Tenis camiası çalkantılı ve sıkıntılı bir dönemden geçmekte. İddiaların haddi hesabı yok. Ortalık toz duman olmuş durumda, şaşkınız!
Bazı imlâ hatalarını, ” yazının anlamına müdahale etmeden “ düzeltmeye çalışarak, sosyal medyada yer alan yazıyı paylaşıyorum.
Bu yazı ilk mi?
Hayır, sayfada araştırma yaparsanız fazlasıyla tepki ve iddialara yer veren yazılara rastlayacaksınız. Sayfaya göz atmak istediğinizde facebook kapalı grup olduğundan üye olmanız gerekecek! TENİSTÜRK
Benim … koyduğum yerler asıl paylaşımın yapıldığı sayfada sansürsüzdür!
İşte o yazı…
1-) Baş çalan eski traktör diyorum Türk tenisinde herkes biliyor bu tetikçiyi köşeye sıkışınca itirafçı olmayı kabul etti, etrafına anlattığı bir takım asılsız olmasına inandığım iddiaları dile getirmeye çalışacağım.
A-) Baş çalanın azmettiricisi olan Haramzade kul hakkını utanmadan ….. otelindeki turnuvalarda konaklama yapmayan kişilere yaklaşık oteldeki konaklama kadar para çıkartan G.D ne tesadüf soy ismi D….. olup ta Türk tenisini sömüren bir virüs dönüşen, Türk tenisini soyarak köşeyi “ Dönen” sümüklü böcek misali Türk tenisindeki velilerin cebindeki parayı emen canavar.
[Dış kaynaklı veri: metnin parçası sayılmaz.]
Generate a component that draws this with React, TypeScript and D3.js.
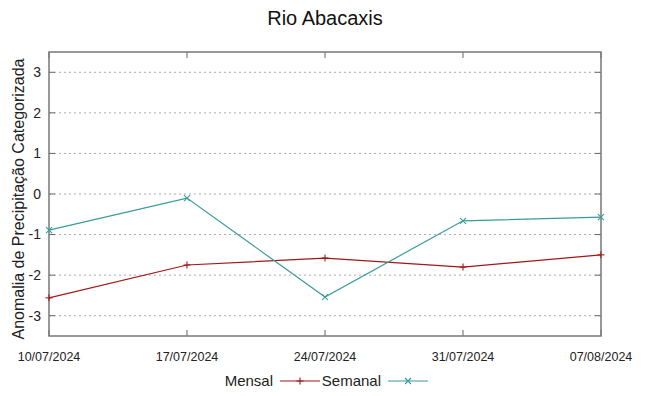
import React, { useEffect, useRef } from "react";
import * as d3 from "d3";

const dates = ["10/07/2024", "17/07/2024", "24/07/2024", "31/07/2024", "07/08/2024"];
const mensal = [-2.56, -1.75, -1.58, -1.8, -1.5];
const semanal = [-0.89, -0.1, -2.54, -0.66, -0.57];
const yTicks = [-3, -2, -1, 0, 1, 2, 3];

const W = 649;
const H = 396;
const margin = { top: 52, right: 48, bottom: 60, left: 49 };

function App() {
  const ref = useRef<SVGSVGElement>(null);

  useEffect(() => {
    const svg = d3.select(ref.current);
    svg.selectAll("*").remove();

    const parse = d3.timeParse("%d/%m/%Y");
    const times = dates.map((d) => parse(d) as Date);

    const x = d3
      .scaleTime()
      .domain([times[0], times[times.length - 1]])
      .range([margin.left, W - margin.right]);
    const y = d3
      .scaleLinear()
      .domain([-3.5, 3.5])
      .range([H - margin.bottom, margin.top]);

    const x0 = margin.left;
    const x1 = W - margin.right;
    const y0 = H - margin.bottom;
    const y1 = margin.top;

    // grid
    svg
      .append("g")
      .selectAll("line")
      .data(yTicks)
      .join("line")
      .attr("x1", x0)
      .attr("x2", x1)
      .attr("y1", (d) => y(d))
      .attr("y2", (d) => y(d))
      .attr("stroke", "#aaa")
      .attr("stroke-width", 1)
      .attr("stroke-dasharray", "2,3");

    // tick marks, mirrored on all sides
    const tk = svg.append("g").attr("stroke", "#666").attr("stroke-width", 1);
    yTicks.forEach((t) => {
      tk.append("line").attr("x1", x0).attr("x2", x0 + 6).attr("y1", y(t)).attr("y2", y(t));
      tk.append("line").attr("x1", x1).attr("x2", x1 - 6).attr("y1", y(t)).attr("y2", y(t));
    });
    times.forEach((t) => {
      tk.append("line").attr("x1", x(t)).attr("x2", x(t)).attr("y1", y0).attr("y2", y0 - 6);
      tk.append("line").attr("x1", x(t)).attr("x2", x(t)).attr("y1", y1).attr("y2", y1 + 6);
    });

    // border
    svg
      .append("rect")
      .attr("x", x0)
      .attr("y", y1)
      .attr("width", x1 - x0)
      .attr("height", y0 - y1)
      .attr("fill", "none")
      .attr("stroke", "#777")
      .attr("stroke-width", 1.5);

    // y labels
    svg
      .append("g")
      .selectAll("text")
      .data(yTicks)
      .join("text")
      .attr("x", x0 - 8)
      .attr("y", (d) => y(d))
      .attr("dy", "0.35em")
      .attr("text-anchor", "end")
      .attr("font-family", "Liberation Sans, Arial, sans-serif")
      .attr("font-size", 14)
      .attr("fill", "#222")
      .text((d) => d);

    // x labels
    svg
      .append("g")
      .selectAll("text")
      .data(times)
      .join("text")
      .attr("x", (d) => x(d))
      .attr("y", y0 + 25)
      .attr("text-anchor", "middle")
      .attr("font-family", "Liberation Sans Narrow, Arial Narrow, sans-serif")
      .attr("font-size", 12.5)
      .attr("fill", "#222")
      .text((_, i) => dates[i]);

    // title
    svg
      .append("text")
      .attr("x", 325)
      .attr("y", 25)
      .attr("text-anchor", "middle")
      .attr("font-family", "Liberation Sans, Arial, sans-serif")
      .attr("font-size", 20)
      .attr("fill", "#111")
      .text("Rio Abacaxis");

    // y axis title
    svg
      .append("text")
      .attr("transform", `translate(24,${(y0 + y1) / 2 + 5}) rotate(-90)`)
      .attr("text-anchor", "middle")
      .attr("font-family", "Liberation Sans, Arial, sans-serif")
      .attr("font-size", 16)
      .attr("fill", "#222")
      .text("Anomalia de Precipitação Categorizada");

    const series = [
      { name: "Mensal", values: mensal, color: "#a01818", mark: "plus" },
      { name: "Semanal", values: semanal, color: "#3a9a9a", mark: "cross" },
    ];

    const line = d3
      .line<number>()
      .x((_, i) => x(times[i]))
      .y((d) => y(d));

    const drawMark = (g: any, cx: number, cy: number, mark: string, color: string) => {
      const s = 3.5;
      if (mark === "plus") {
        g.append("line").attr("x1", cx - s).attr("x2", cx + s).attr("y1", cy).attr("y2", cy).attr("stroke", color);
        g.append("line").attr("x1", cx).attr("x2", cx).attr("y1", cy - s).attr("y2", cy + s).attr("stroke", color);
      } else {
        const c = 3;
        g.append("line").attr("x1", cx - c).attr("x2", cx + c).attr("y1", cy - c).attr("y2", cy + c).attr("stroke", color);
        g.append("line").attr("x1", cx - c).attr("x2", cx + c).attr("y1", cy + c).attr("y2", cy - c).attr("stroke", color);
      }
    };

    series.forEach((s) => {
      svg
        .append("path")
        .attr("d", line(s.values))
        .attr("fill", "none")
        .attr("stroke", s.color)
        .attr("stroke-width", 1.2);
      const g = svg.append("g").attr("stroke-width", 1.1);
      s.values.forEach((v, i) => drawMark(g, x(times[i]), y(v), s.mark, s.color));
    });

    // legend
    const ly = 381;
    const lg = svg.append("g");
    const legendPos = [
      { textX: 273, lineX: 280 },
      { textX: 381, lineX: 388 },
    ];
    series.forEach((s, i) => {
      const p = legendPos[i];
      lg.append("text")
        .attr("x", p.textX)
        .attr("y", ly)
        .attr("dy", "0.35em")
        .attr("text-anchor", "end")
        .attr("font-family", "Liberation Sans Narrow, Arial Narrow, sans-serif")
        .attr("font-size", 15)
        .attr("fill", "#222")
        .text(s.name);
      lg.append("line")
        .attr("x1", p.lineX)
        .attr("x2", p.lineX + 40)
        .attr("y1", ly)
        .attr("y2", ly)
        .attr("stroke", s.color)
        .attr("stroke-width", 1.2);
      drawMark(lg.append("g").attr("stroke-width", 1.1), p.lineX + 20, ly, s.mark, s.color);
    });
  }, []);

  return <svg ref={ref} width={W} height={H} style={{ position: "absolute", left: 0, top: 0 }} />;
}

export default App;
Korku imparatorluğu kurarak, etrafına asılsız yalanlarla hareket alanını daraltıp bir devlet gibi yaptırım kararı uygulayan mafyamatik bozuntusu Virüs.
Önemli devlet adamalarını ortağı imiş gösterip, bana yanlış yaparsanız sizi affetmez ülkede yaşamazsınız’a kadarı geçip, cezaevinde bulursunuz diyerek eski traktörü tetikçiye döndüren bu haramzadenin kullandığı isimleri pervasızca söyleyen virüs.
Bunları traktörün itirafları üzerine yazıyorum korku altında Türk tenisini beraber soydukları, talimatı baş Haramzade den aldığı arkasındaki güçlerin olduğu iddia ediyormuş.
Türk tenisine başkanlık yaptığı dönemde önemli gelir kaynakları sağlayan, sponsorlar bulan, dünya ilk 8 Bayan Wta 3 yıl üst üste Türkiye’ye getiren,
Ptt genel müdürlüğüne getirildiğinde %15 zararla devralıp, %35 kâr yapar duruma getirip, bundan dolayıda danıştay üyeliğine seçilmeyi hak eden Osman Tural.
Eski başkanın ortağı olduğunu, gd academia Fitness salonu ve çekmeköydeki gd tenis academia %40 ortağı gibi sunan bu şahıs yetmiyormuş gibi, şuan mevcut yönetim kurulu üyesinin de ismini kullanan, İstanbul belediyesi eski başkanının yeğeni Turhan Topbaş’ın da bu iki yere %40 ortağı olduğu, kendisininde %20 payının bulunduğunu iddia ederek, asıl patronların onlar olduğu, kendisinin bu iki ismin taşeronu olarak çalıştığı için altındaki ve yanındaki mekanizmalara baskı kurarak, sözde Başkan vekili “ özde Türk tenisinin patronu “
Bu kirli federasyonun artık Türk tenisini yönetemeyeceğini virüslerin ikincisi ve en büyüğünden de kurtulmak istiyoruz.
Gerekli bakanlık ve Cumhurbaşkanlığı cimer’e her duyarlı Türk tenisi velisi sporcusunun suç duyurularını bugün itibariyle yapabilirler.
***
Bu yazının kaynak linkini yazı içerisinde paylaştım. Bana göre yazılanların belgeleri de kayak camiasından birilerinde mevcuttur. Yoksa durduk yerde böylesine ağır sayılabilecek bir yazıyı sosyal medya üzerinden de olsa paylaşma cesaretinin gösterilemeyeceğini düşünmekteyim.
Kime anlatacağız derdimizi?
Bu soru camianın genelinden gelen bir soru…
Dedim ki; Gençlik ve Spor Bakanı var, bakan yardımcıları, Spor Hizmetleri Genel Müdürü var. Bimer ve Cimer sonraya kalsın!
Bir şey olmaz, bir şey çıkmaz söylemini bırakalım artık. Devir devran da yerinde durmuyor, tenis oynuyor!